Coordination among colleagues important for women’s career development

Staff Correspondent | Published: 01:16, Mar 14,2018 | Updated: 01:34, Mar 14,2018

 
 

Guests attend a discussion on ‘gender equality in workplace’ organised by Care Bangladesh at Hotel Westin in Dhaka on Tuesday. — New Age photo

Proper coordination among the colleagues particularly the males as well as managerial personnel are of crucial importance for the development of women workers’ skills, self-confidence and their safety at workplace, campaigners for women’s rights said Tuesday
They were speaking at a dialogue on gender equality at workplace and challenges facing women in their career advancement.
They called for addressing lack of equal opportunities for which barely two to three per cent women staff get supervisory jobs at apparel factories though over 60 per cent of this vital industry’s workforce were women.
UN Women Bangladesh and CARE Bangladesh jointly hosted the dialogue, at a hotel in the capital, as part of Career-Capital-Confidence campaign, better known as 3C Campaign.
The 3C campaign stresses on women apparel workers’ career mobility, financial inclusion and reduction of sexual violence.
In her keynote paper, gender expert Shamima Pervin said that women workers, even though praised as multi-tasking and non-violent staff were often denied timely promotions due to myth that they were not ‘strong’ enough for challenging jobs.

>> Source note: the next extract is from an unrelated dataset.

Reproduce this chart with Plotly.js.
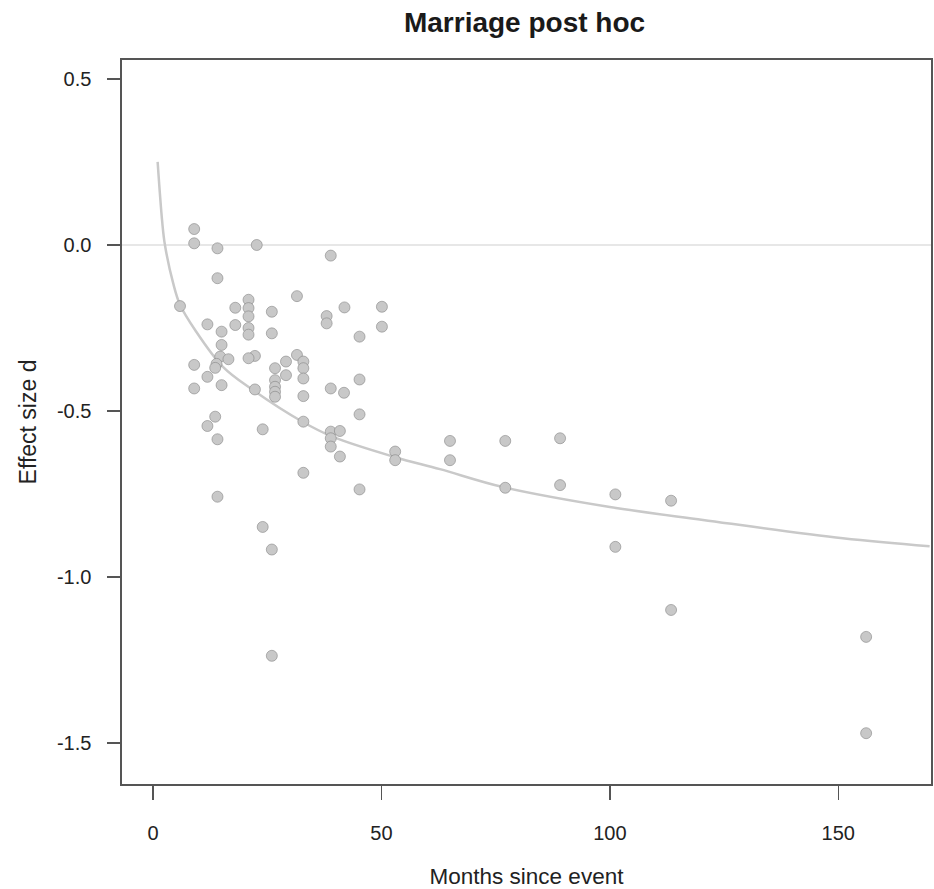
<!DOCTYPE html>
<html>
<head>
<meta charset="utf-8">
<script src="https://cdn.plot.ly/plotly-3.0.1.min.js"></script>
<style>html,body{margin:0;padding:0;background:#fff;}#chart{width:934px;height:889px;}</style>
</head>
<body>
<div id="chart"></div>
<script>
// Observed studies: months since event and effect size d
const months = [
  9, 9, 14.1, 22.7, 38.9, 14.1, 5.9,
  20.9, 20.9, 20.9, 20.9, 20.9, 31.5, 18, 18, 26, 26, 41.9, 50.1, 50.1,
  38, 38, 11.9, 15, 45.2, 15,
  9, 14.7, 16.5, 13.9, 13.6, 22.3, 20.9, 11.9, 9, 15, 22.3,
  26.7, 26.7, 26.7, 26.7, 26.7, 29.1, 29.1, 31.5,
  32.9, 32.9, 32.9, 32.9, 32.9, 38.9, 41.8, 45.2, 45.2,
  38.9, 40.9, 38.9, 38.9, 40.9, 53, 53,
  13.6, 11.9, 14.1, 24, 32.9, 45.2, 14.1, 24, 26, 26,
  65, 65, 77.1, 77.1, 89.1, 89.1, 101.2, 101.2, 113.4, 113.4, 156.1, 156.1
];
const effect = [
  0.048, 0.005, -0.01, 0.0, -0.032, -0.10, -0.184,
  -0.165, -0.19, -0.215, -0.25, -0.27, -0.154, -0.189, -0.241, -0.201, -0.266, -0.188, -0.186, -0.246,
  -0.214, -0.236, -0.239, -0.261, -0.276, -0.301,
  -0.361, -0.336, -0.344, -0.358, -0.37, -0.334, -0.341, -0.397, -0.432, -0.422, -0.435,
  -0.371, -0.407, -0.427, -0.442, -0.457, -0.351, -0.392, -0.331,
  -0.351, -0.371, -0.402, -0.455, -0.532, -0.432, -0.445, -0.405, -0.51,
  -0.562, -0.56, -0.582, -0.607, -0.637, -0.622, -0.648,
  -0.517, -0.545, -0.585, -0.555, -0.686, -0.736, -0.758, -0.849, -0.917, -1.237,
  -0.59, -0.648, -0.59, -0.731, -0.582, -0.723, -0.751, -0.909, -0.77, -1.099, -1.18, -1.47
];
// Fitted curve
const fitMonths = [1, 2, 2.6, 4.4, 5.9, 9.2, 15.3, 21.9, 32.8, 39.4, 53, 62.8, 76.6, 100, 120.4, 151, 170];
const fitEffect = [0.25, 0.07, 0.0, -0.115, -0.18, -0.256, -0.367, -0.437, -0.533, -0.578, -0.639, -0.675, -0.729, -0.789, -0.828, -0.883, -0.907];

const xTicks = [0, 50, 100, 150];
const xTickText = ['0', '50', '100', '150'];
const yTicks = [0.5, 0.0, -0.5, -1.0, -1.5];
const yTickText = ['0.5', '0.0', '-0.5', '-1.0', '-1.5'];

const font = 'Liberation Sans, Arial, Helvetica, sans-serif';

const traces = [
  {
    x: fitMonths, y: fitEffect, type: 'scatter', mode: 'lines',
    line: {color: '#c9c9c9', width: 2.5, shape: 'spline'},
    hoverinfo: 'skip', showlegend: false
  },
  {
    x: months, y: effect, type: 'scatter', mode: 'markers',
    marker: {size: 11, color: '#c8c8c8', line: {color: '#858585', width: 0.6}},
    showlegend: false
  }
];

const layout = {
  width: 934, height: 889,
  margin: {l: 122, r: 3, t: 60, b: 105},
  paper_bgcolor: '#fff', plot_bgcolor: '#fff',
  font: {family: font, color: '#222', size: 20},
  title: {
    text: '<b>Marriage post hoc</b>',
    font: {family: font, size: 28, color: '#1a1a1a'},
    x: 0.5616, xanchor: 'center', y: 0.975, yanchor: 'middle'
  },
  xaxis: {
    range: [-6.8, 170.3],
    tickvals: xTicks, ticktext: xTickText,
    ticks: 'outside', ticklen: 14, tickwidth: 1.5, tickcolor: '#555',
    showline: true, linecolor: '#555', linewidth: 1.6, mirror: true,
    showgrid: false, zeroline: false,
    ticklabelstandoff: 16,
    tickfont: {size: 20, color: '#222'},
    title: {text: 'Months since event', font: {size: 22.5, color: '#222'}, standoff: 27}
  },
  yaxis: {
    range: [-1.623, 0.557],
    tickvals: yTicks, ticktext: yTickText,
    ticks: 'outside', ticklen: 13, tickwidth: 1.5, tickcolor: '#555',
    showline: true, linecolor: '#555', linewidth: 1.6, mirror: true,
    showgrid: false, zeroline: false,
    ticklabelstandoff: 12,
    tickfont: {size: 20, color: '#222'},
    title: {text: 'Effect size d', font: {size: 23, color: '#222'}, standoff: 14}
  },
  shapes: [
    {type: 'line', xref: 'paper', x0: 0, x1: 1, yref: 'y', y0: 0, y1: 0,
     line: {color: '#cfcfcf', width: 1.2}, layer: 'below'}
  ]
};

Plotly.newPlot('chart', traces, layout, {displayModeBar: false, staticPlot: true});
</script>
</body>
</html>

Workers leader Sultana Begum said selection of supervisors from among the skilled women workers would be possible only after production managers changed their mindsets.

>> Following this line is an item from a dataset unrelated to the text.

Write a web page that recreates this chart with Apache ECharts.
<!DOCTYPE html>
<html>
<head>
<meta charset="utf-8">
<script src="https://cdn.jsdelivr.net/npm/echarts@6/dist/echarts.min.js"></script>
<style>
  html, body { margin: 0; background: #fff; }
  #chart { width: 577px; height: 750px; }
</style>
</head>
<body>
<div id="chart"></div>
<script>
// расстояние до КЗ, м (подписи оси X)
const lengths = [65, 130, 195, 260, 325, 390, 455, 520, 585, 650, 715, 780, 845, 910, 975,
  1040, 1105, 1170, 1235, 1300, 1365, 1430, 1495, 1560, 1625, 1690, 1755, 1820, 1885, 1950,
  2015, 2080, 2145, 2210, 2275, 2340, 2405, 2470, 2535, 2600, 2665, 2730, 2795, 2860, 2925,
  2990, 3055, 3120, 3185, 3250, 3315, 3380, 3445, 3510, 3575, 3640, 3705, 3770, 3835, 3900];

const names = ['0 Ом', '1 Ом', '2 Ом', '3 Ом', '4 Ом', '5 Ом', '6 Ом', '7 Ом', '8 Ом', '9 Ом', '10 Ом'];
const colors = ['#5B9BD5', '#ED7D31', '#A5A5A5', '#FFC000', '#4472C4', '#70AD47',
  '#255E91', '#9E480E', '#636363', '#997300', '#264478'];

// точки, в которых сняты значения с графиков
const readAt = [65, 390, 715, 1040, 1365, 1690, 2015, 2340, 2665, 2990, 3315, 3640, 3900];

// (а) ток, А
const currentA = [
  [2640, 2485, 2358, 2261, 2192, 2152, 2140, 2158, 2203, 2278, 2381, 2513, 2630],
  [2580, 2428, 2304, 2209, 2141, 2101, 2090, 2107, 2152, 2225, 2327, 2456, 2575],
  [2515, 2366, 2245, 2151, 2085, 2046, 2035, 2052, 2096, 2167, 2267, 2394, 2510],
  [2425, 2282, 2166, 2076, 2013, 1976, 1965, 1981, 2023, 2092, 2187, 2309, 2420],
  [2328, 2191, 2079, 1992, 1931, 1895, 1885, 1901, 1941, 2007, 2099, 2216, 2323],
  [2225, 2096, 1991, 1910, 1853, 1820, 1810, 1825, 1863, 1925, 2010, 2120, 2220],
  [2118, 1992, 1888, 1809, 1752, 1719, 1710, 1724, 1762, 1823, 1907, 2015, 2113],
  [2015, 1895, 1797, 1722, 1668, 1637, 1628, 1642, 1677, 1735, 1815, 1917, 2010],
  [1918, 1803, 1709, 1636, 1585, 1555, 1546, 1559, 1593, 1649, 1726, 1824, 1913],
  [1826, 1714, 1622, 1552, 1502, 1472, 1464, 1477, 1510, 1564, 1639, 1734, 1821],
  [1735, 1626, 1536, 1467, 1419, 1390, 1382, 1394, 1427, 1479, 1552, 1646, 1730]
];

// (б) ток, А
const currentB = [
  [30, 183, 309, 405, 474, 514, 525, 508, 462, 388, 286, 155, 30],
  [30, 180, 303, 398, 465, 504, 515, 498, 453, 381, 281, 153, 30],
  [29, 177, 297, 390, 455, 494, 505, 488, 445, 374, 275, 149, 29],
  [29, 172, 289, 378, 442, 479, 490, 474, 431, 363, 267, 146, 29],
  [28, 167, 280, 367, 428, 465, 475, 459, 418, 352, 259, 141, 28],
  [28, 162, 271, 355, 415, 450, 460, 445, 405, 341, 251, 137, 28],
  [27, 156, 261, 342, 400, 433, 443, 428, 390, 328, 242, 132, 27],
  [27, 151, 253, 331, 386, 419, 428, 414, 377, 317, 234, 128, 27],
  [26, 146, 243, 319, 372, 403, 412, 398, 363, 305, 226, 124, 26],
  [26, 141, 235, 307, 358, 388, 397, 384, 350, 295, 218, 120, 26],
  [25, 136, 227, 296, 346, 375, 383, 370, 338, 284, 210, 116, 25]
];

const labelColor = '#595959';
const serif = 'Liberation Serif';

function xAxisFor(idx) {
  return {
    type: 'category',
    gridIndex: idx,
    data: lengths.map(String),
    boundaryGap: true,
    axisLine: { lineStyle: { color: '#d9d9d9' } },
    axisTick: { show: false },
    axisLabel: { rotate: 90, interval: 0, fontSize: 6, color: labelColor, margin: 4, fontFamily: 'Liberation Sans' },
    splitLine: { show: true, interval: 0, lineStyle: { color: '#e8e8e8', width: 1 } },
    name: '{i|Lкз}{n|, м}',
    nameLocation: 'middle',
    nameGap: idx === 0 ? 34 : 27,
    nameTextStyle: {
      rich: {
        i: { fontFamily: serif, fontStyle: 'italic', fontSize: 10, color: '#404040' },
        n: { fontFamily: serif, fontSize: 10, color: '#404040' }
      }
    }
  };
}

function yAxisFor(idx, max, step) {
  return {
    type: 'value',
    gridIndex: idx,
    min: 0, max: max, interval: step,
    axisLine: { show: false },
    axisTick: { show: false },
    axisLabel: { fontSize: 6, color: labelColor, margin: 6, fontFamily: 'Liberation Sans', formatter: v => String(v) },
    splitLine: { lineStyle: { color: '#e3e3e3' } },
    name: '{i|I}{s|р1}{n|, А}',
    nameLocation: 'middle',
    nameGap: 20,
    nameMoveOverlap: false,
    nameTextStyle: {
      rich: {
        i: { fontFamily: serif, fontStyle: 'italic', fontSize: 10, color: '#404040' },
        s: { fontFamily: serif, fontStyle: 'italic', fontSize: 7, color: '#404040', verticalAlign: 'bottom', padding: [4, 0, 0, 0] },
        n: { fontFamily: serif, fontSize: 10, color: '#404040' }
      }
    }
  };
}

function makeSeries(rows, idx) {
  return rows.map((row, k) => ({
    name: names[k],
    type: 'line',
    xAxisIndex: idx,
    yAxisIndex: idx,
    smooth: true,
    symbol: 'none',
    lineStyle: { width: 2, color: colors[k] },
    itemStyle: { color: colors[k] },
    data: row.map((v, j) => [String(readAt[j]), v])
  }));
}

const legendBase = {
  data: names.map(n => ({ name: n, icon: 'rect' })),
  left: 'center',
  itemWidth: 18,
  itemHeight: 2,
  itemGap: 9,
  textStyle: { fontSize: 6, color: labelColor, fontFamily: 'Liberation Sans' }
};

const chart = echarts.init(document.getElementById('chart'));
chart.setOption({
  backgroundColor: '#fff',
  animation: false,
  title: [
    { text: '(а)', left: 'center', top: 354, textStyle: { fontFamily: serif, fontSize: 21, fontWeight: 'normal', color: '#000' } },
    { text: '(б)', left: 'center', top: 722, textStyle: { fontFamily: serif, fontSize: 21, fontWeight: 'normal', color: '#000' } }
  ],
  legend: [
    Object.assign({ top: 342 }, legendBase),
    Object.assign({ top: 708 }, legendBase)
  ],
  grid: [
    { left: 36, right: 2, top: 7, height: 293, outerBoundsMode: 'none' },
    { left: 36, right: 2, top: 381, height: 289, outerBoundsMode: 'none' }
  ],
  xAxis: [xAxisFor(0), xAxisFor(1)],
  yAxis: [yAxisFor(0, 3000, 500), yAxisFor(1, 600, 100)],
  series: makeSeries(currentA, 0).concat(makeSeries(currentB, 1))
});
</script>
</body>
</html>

Manusher Jonno Foundation’s Rina Roy said women workers’ representation in supervisory jobs should be more than 50:50 as the male: female ratio had been proposed for the RMG industry because women dominate it by their sheer number.
Bangladesh Institute of Labour Studies’ executive director Sultan Uddin Ahmed opposed women workers’ promotions at workplaces on the basis of their ability for multi-tasking and non-violent nature.

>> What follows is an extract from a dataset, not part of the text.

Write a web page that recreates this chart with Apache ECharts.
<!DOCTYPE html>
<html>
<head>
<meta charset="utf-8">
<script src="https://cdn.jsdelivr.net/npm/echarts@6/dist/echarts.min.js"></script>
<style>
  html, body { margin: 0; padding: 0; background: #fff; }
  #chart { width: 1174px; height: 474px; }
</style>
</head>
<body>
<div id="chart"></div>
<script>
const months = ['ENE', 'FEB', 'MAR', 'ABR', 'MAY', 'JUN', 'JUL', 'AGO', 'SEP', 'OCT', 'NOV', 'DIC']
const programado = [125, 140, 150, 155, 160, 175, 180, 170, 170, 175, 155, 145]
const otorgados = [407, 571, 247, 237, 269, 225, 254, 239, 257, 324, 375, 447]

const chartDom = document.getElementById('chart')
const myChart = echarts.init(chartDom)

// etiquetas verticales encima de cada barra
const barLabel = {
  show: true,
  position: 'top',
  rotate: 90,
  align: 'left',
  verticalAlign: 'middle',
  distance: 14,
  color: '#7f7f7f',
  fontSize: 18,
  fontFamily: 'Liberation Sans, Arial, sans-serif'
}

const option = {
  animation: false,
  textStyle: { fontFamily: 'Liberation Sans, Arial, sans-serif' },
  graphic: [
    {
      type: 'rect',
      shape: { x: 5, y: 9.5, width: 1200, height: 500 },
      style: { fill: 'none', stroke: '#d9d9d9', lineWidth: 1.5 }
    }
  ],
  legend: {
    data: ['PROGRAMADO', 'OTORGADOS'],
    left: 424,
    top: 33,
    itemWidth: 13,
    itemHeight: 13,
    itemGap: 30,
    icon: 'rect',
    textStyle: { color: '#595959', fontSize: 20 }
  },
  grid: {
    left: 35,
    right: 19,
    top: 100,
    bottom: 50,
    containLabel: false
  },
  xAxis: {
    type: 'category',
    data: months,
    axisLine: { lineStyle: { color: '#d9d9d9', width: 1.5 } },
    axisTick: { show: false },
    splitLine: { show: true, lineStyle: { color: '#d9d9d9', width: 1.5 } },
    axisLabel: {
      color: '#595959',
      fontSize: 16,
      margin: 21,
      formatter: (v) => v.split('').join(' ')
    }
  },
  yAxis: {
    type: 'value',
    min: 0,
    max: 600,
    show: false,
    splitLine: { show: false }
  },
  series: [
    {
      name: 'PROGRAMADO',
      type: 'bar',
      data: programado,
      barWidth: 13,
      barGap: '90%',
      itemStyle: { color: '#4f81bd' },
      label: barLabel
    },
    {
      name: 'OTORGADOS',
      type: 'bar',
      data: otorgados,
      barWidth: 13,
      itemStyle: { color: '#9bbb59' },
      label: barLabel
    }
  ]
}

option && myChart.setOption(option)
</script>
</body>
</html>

He called upon women workers to learn how to protest and not to remain meek and demand promotions on the basis of efficiency, experience and leadership skills.
He asked women to be vocal to realize their due rights and positions.
UN Women Bangladesh representative Shoko Ishikawa said gender inequality persisted in Bangladesh’s trade unions.
Everyone must speak up for gender balance at the workplace for the best possible output and well-being, she said.
Moderated by CARE BD’s women and girls empowerment programme director Humaira Aziz, additional secretary for labour and employment ministry Ashraf Shamim, additional secretary for women and children affairs ministry Mahmuda Sharmeen, CARE’s Bangladesh director Zia Chowdhury and UN Women’s programme analyst Tapati Saha also spoke.